#### GIVEN INSTRUCTION:
Among the lines of data below, reproduce only those from the one with "Write the matplotlib code for this chart." through the one with "plt.rcParams['axes.unicode_minus'] = False", exactly as they stand, both ends included.

#### DATA SUPPLIED:
_____

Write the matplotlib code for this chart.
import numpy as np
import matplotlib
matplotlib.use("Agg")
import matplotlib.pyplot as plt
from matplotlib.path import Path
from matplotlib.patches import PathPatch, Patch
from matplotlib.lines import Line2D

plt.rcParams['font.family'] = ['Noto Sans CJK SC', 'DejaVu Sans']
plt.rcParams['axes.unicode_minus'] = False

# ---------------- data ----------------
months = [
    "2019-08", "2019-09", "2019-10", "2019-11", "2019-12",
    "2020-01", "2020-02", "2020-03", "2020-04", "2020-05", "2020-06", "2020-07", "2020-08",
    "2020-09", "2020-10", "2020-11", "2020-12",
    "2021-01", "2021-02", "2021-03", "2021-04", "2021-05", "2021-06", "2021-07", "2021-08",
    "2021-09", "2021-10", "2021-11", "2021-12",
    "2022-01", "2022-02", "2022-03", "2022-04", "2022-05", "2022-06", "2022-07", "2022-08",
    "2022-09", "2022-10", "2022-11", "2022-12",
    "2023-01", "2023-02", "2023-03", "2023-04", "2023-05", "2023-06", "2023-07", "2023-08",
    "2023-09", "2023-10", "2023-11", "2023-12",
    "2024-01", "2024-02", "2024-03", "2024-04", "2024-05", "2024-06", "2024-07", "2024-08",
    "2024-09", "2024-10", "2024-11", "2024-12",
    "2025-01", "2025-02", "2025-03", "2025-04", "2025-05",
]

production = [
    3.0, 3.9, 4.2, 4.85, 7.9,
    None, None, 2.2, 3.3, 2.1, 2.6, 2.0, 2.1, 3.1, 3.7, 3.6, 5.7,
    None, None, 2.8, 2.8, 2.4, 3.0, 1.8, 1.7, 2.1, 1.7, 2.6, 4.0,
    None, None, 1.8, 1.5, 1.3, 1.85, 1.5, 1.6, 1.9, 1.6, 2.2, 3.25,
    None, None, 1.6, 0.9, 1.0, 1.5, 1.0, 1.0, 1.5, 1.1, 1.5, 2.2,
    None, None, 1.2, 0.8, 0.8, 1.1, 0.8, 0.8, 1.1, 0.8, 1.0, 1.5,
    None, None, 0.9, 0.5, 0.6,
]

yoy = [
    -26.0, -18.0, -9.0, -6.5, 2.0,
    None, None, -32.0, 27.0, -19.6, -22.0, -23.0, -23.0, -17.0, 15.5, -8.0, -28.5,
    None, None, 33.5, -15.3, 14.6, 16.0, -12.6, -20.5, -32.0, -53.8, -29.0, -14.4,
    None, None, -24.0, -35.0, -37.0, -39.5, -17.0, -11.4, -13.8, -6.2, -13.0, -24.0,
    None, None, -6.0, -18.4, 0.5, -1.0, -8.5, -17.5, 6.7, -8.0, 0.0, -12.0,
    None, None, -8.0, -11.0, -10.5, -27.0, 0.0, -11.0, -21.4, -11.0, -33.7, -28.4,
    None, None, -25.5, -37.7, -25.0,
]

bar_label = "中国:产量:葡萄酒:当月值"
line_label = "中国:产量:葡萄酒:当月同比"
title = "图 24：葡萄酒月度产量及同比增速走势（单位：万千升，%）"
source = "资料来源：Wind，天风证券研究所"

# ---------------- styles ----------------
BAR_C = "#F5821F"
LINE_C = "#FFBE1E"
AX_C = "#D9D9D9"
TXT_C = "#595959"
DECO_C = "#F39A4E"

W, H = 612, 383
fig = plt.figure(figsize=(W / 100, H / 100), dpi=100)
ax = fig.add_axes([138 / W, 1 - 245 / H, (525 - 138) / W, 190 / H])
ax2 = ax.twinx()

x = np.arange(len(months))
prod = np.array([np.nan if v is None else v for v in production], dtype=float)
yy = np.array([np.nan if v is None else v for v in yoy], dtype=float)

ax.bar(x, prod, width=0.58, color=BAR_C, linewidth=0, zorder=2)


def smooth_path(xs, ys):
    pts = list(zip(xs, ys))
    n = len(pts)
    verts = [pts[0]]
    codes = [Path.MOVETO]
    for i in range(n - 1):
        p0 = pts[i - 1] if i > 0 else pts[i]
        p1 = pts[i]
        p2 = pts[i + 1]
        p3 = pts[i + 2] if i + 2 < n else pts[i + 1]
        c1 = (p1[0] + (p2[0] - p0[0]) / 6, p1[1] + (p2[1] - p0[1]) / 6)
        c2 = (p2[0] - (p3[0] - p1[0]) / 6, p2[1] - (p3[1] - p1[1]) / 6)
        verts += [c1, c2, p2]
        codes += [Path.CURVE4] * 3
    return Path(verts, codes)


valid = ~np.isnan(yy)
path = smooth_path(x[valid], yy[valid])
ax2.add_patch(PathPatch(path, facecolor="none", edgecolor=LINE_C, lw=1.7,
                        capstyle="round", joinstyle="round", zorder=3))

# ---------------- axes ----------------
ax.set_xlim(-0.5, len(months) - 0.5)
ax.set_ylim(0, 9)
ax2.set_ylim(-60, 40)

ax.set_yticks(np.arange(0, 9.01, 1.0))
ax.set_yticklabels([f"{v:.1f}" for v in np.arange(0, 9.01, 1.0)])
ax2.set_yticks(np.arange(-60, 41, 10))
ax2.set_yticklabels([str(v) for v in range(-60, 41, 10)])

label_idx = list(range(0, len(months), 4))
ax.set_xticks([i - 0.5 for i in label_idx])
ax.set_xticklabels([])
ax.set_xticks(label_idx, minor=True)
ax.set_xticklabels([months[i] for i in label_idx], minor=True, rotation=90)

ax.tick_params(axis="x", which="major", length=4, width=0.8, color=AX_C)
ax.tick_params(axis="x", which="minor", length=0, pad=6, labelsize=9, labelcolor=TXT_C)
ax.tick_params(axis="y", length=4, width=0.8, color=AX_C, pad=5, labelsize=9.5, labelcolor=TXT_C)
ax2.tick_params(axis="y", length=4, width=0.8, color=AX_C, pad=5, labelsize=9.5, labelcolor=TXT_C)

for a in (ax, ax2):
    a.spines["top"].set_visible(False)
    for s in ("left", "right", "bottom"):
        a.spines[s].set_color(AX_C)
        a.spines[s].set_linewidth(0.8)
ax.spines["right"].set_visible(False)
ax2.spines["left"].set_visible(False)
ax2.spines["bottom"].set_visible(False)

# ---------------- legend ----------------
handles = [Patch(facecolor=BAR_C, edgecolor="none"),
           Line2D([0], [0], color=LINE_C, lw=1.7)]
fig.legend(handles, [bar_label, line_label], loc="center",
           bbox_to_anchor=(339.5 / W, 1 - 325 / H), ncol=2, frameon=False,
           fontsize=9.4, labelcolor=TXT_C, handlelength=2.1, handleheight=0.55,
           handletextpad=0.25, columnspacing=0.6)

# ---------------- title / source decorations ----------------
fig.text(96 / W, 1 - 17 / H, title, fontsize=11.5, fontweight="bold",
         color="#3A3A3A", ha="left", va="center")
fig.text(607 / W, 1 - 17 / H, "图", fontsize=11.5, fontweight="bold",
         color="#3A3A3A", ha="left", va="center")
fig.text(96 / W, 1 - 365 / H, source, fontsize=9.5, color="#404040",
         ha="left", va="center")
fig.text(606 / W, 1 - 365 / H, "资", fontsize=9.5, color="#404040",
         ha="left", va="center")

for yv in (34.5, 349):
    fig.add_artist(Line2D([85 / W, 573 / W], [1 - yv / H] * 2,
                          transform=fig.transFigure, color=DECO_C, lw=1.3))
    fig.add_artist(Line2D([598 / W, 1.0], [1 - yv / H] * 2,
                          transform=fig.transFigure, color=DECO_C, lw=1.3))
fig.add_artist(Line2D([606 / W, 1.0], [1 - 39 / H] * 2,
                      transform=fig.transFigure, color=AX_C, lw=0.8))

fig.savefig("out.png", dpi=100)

_____

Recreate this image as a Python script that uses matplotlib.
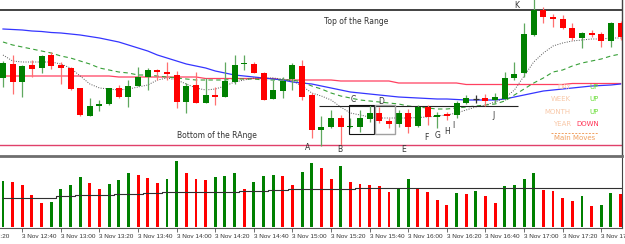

_____

#### RESULT OF THIS EXERCISE:
Write the matplotlib code for this chart.
import numpy as np
import matplotlib
matplotlib.use("Agg")
import matplotlib.pyplot as plt
from matplotlib.path import Path
from matplotlib.patches import PathPatch, Patch
from matplotlib.lines import Line2D

plt.rcParams['font.family'] = ['Noto Sans CJK SC', 'DejaVu Sans']
plt.rcParams['axes.unicode_minus'] = False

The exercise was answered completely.